Jens and I (for
DCist) have both recently reviewed an extraordinary concert performance of Shostakovich's opera
Lady Macbeth of Mtsensk, given by the Kirov Opera under Valery Gergiev at the Kennedy Center. After an initial success, Shostakovich's extraordinary work was condemned by Stalin, a decision that was to hang over the composer's head for decades until the dictator's death. This Soviet film, released in 1966 and not available outside Russia until now, used the revised version that the composer called
Katerina Izmailova. In an attempt to rehabilitate the opera and save his reputation, Shostakovich toned down most of its shocking elements, cuts which add up to about 30 minutes of music. You can still recognize the outline of the work, certainly, but what is missing stands out when you know the opera. In particular, much of the humor that lightens the harshness of the story is gone, including the entire police scene showing the pettiness and criminality of the police force.

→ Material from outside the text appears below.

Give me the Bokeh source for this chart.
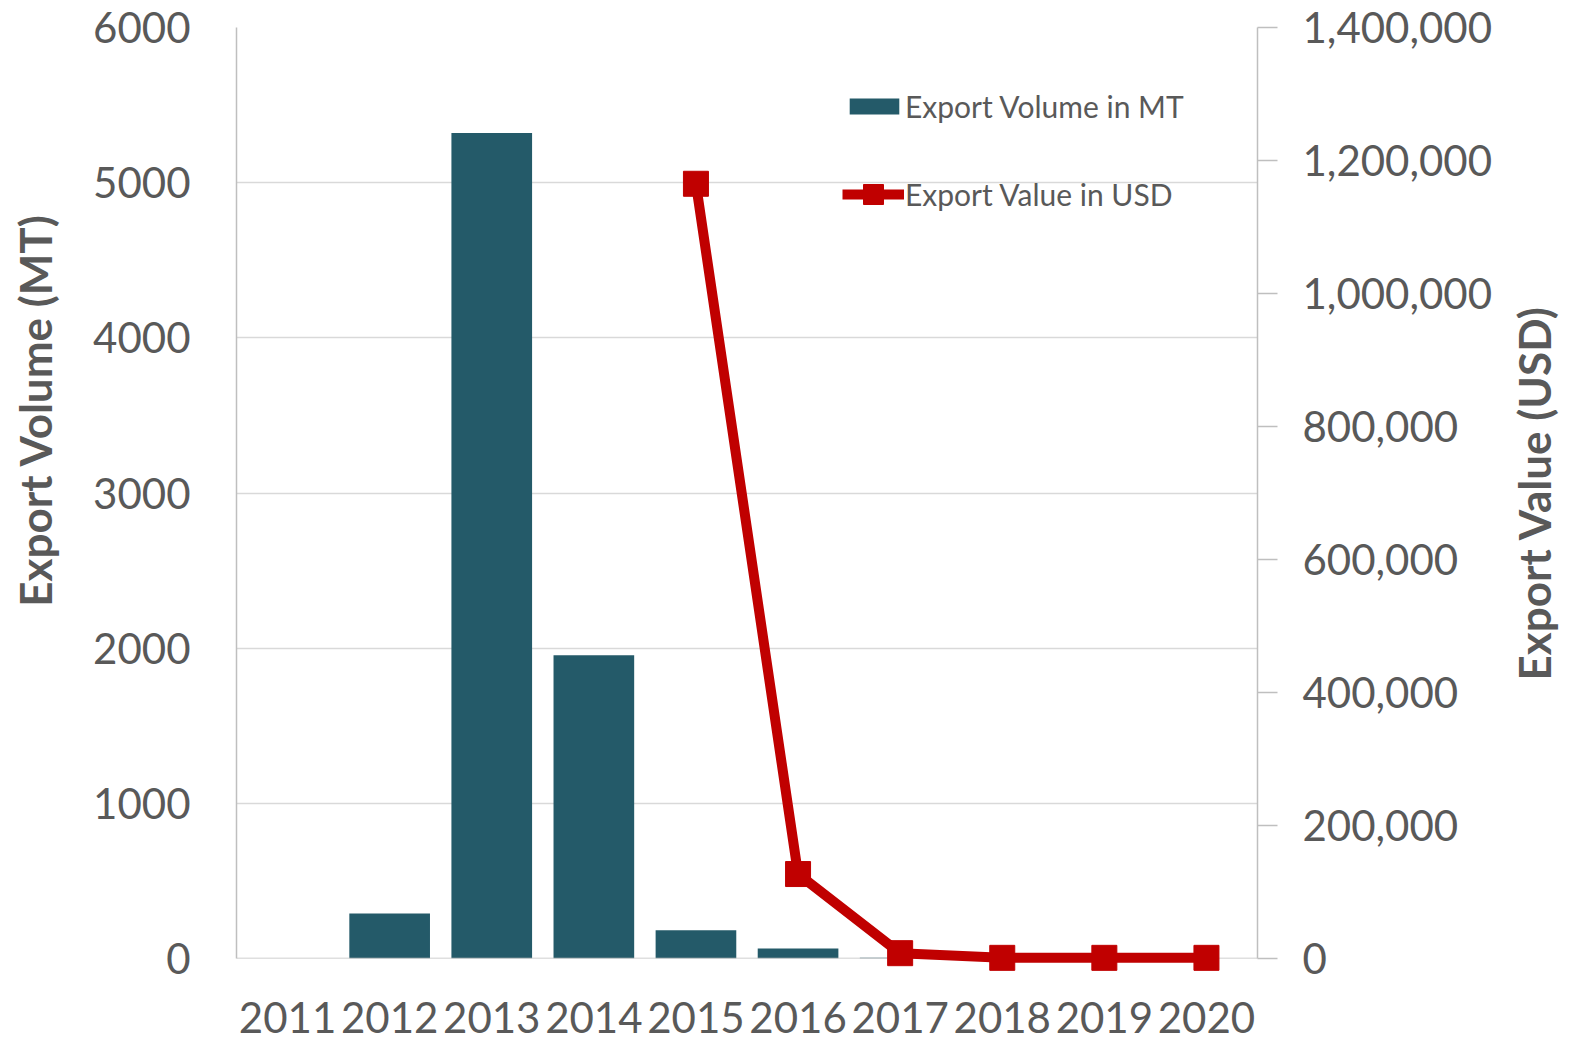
import math
from bokeh.plotting import figure
from bokeh.models import (Range1d, LinearAxis, FixedTicker, NumeralTickFormatter,
                          Legend, LegendItem, ColumnDataSource, Span)
from bokeh.core.properties import value
from bokeh.embed import file_html
from bokeh.resources import INLINE

# ---- data ----
years = ["2011", "2012", "2013", "2014", "2015", "2016", "2017", "2018", "2019", "2020"]
volume_mt = [0, 290, 5320, 1955, 182, 65, 5, 0, 0, 0]
value_years = ["2015", "2016", "2017", "2018", "2019", "2020"]
value_usd = [1165000, 127000, 8000, 1000, 1000, 1000]
left_ticks = [0, 1000, 2000, 3000, 4000, 5000, 6000]
right_ticks = [0, 200000, 400000, 600000, 800000, 1000000, 1200000, 1400000]
left_max = 6000
right_max = 1400000
left_title = "Export Volume (MT)"
right_title = "Export Value (USD)"

TEXT = "#595959"
FONT = "Lato"

p = figure(x_range=years, y_range=Range1d(0, left_max), width=1575, height=1040,
           output_backend="svg", toolbar_location=None,
           min_border_left=236, min_border_right=318, min_border_top=27, min_border_bottom=82)
p.outline_line_color = None
p.extra_y_ranges = {"usd": Range1d(0, right_max)}

bar_src = ColumnDataSource(dict(year=years, vol=volume_mt))
bars = p.vbar(x="year", top="vol", width=0.79, source=bar_src,
              fill_color="#245A69", line_color=None)

p.xgrid.visible = False
p.ygrid.grid_line_color = "#D9D9D9"
p.ygrid.grid_line_width = 1.3
p.add_layout(Span(location=0, dimension="width", line_color="#BFBFBF", line_width=1.5))

line_src = ColumnDataSource(dict(year=value_years, usd=value_usd))
ln = p.line(x="year", y="usd", source=line_src, y_range_name="usd",
            line_color="#C00000", line_width=10, level="overlay")
pts = p.scatter(x="year", y="usd", source=line_src, y_range_name="usd",
                marker="square", size=25, fill_color="#C00000", line_color="#C00000",
                level="overlay")

# left axis
la = p.left[0]
la.ticker = FixedTicker(ticks=left_ticks)
la.major_label_text_font = FONT
la.major_label_text_font_size = "42px"
la.major_label_text_color = TEXT
la.major_label_standoff = 40
la.major_tick_line_color = None
la.minor_tick_line_color = None
la.axis_line_color = "#BFBFBF"
la.axis_line_width = 1.5

# bottom axis: hidden, category labels drawn as text below the zero line
p.below[0].visible = False
p.text(x="year", y=0, text="year", source=bar_src, level="overlay",
       y_offset=59, text_align="center", text_baseline="alphabetic",
       text_font=value(FONT), text_font_size="42px", text_color=TEXT)

# right axis
ra = LinearAxis(y_range_name="usd", ticker=FixedTicker(ticks=right_ticks),
                formatter=NumeralTickFormatter(format="0,0"))
ra.major_label_text_font = FONT
ra.major_label_text_font_size = "42px"
ra.major_label_text_color = TEXT
ra.major_label_standoff = 25
ra.major_tick_out = 20
ra.major_tick_in = 0
ra.major_tick_line_color = "#BFBFBF"
ra.major_tick_line_width = 1.5
ra.minor_tick_line_color = None
ra.axis_line_color = "#BFBFBF"
ra.axis_line_width = 1.5
p.add_layout(ra, "right")

# axis titles (vertical, reading upwards)
title_style = dict(level="overlay", angle=math.pi / 2, text_baseline="middle",
                   text_font=value(FONT), text_font_style="bold",
                   text_font_size="44px", text_color=TEXT)
p.text(x=[years[0]], y=[left_max], text=[left_title], x_offset=-253, y_offset=186,
       text_align="right", **title_style)
p.text(x=[years[-1]], y=[right_max / 2], text=[right_title], y_range_name="usd",
       x_offset=328, text_align="center", **title_style)

common = dict(padding=0, margin=0, border_line_color=None, background_fill_alpha=0,
              label_text_font=FONT, label_text_font_size="30px", label_text_color=TEXT,
              spacing=0)
leg1 = Legend(items=[LegendItem(label="Export Volume in MT", renderers=[bars])],
              location=(607, 834), glyph_width=62, glyph_height=20, label_height=20,
              label_standoff=0, **common)
leg2 = Legend(items=[LegendItem(label="Export Value in USD", renderers=[ln, pts])],
              location=(606, 739), glyph_width=62, glyph_height=50, label_height=50,
              label_standoff=1, **common)
p.add_layout(leg1)
p.add_layout(leg2)

open("out.html", "w").write(file_html(p, INLINE))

The composer oversaw staged performances of
Katerina Izmailova in Moscow and other theaters. He most admired the one used as the soundtrack for this film, given by the Shevchenko Opera in Kiev, with Konstantin Simeonov conducting. A related performance (the Shevchenko Opera but with different singers) has been available, if not widely known, in the United States: it is one of the recordings that I had collected over the years, as I mentioned in another
recent post. Mikhail Shapiro used actors to lip-sync the sung dialogue, in only one case having the singer act the part she sang -- the remarkable singer and actress Galina Vishnevskaya (wife of cellist Mstislav Rostropovich) in the title role. Much of Katerina's sung lines, which often read like internal dialogue in the opera, are treated as voice-overs, an effective adaptation. The film, even in this imperfect, somewhat rough print, has beautiful moments, although it is dated. The split-screen effects can be hokey, but just as often they skillfully advance the narrative, as when the drunkard runs along a street toward the police precinct in the upper part of the screen, while we see the wedding party of Katerina and Sergey emerging from the church in the lower part.
The other filmed version of the opera, directed by Petr Weigl (
reviewed here), uses even less of the full score. Its soundtrack is better, however, taken from the recording conducted by Rostropovich with the London Philharmonic, also with Galina Vishnevskaya in the title role. Weigl uses Czech actors (many of them, reportedly, were famous in Prague for making soft-porn movies) to lip-sync the sung lines, to mixed success. His movie captures the shocking sexual scenes much better, not least because it includes them in full and leaves nothing to the imagination. However, the Russian film is better at depicting the brutality of the petty bourgeois -- Alexander Sokolov's Boris Timofeyevich is a heartless bastard -- and the cruelty of the forced march across the Steppes in the final scenes is searing. Both movies are interesting options for a collector. However, if you are only going to buy one DVD of this opera, wait for something complete to be made.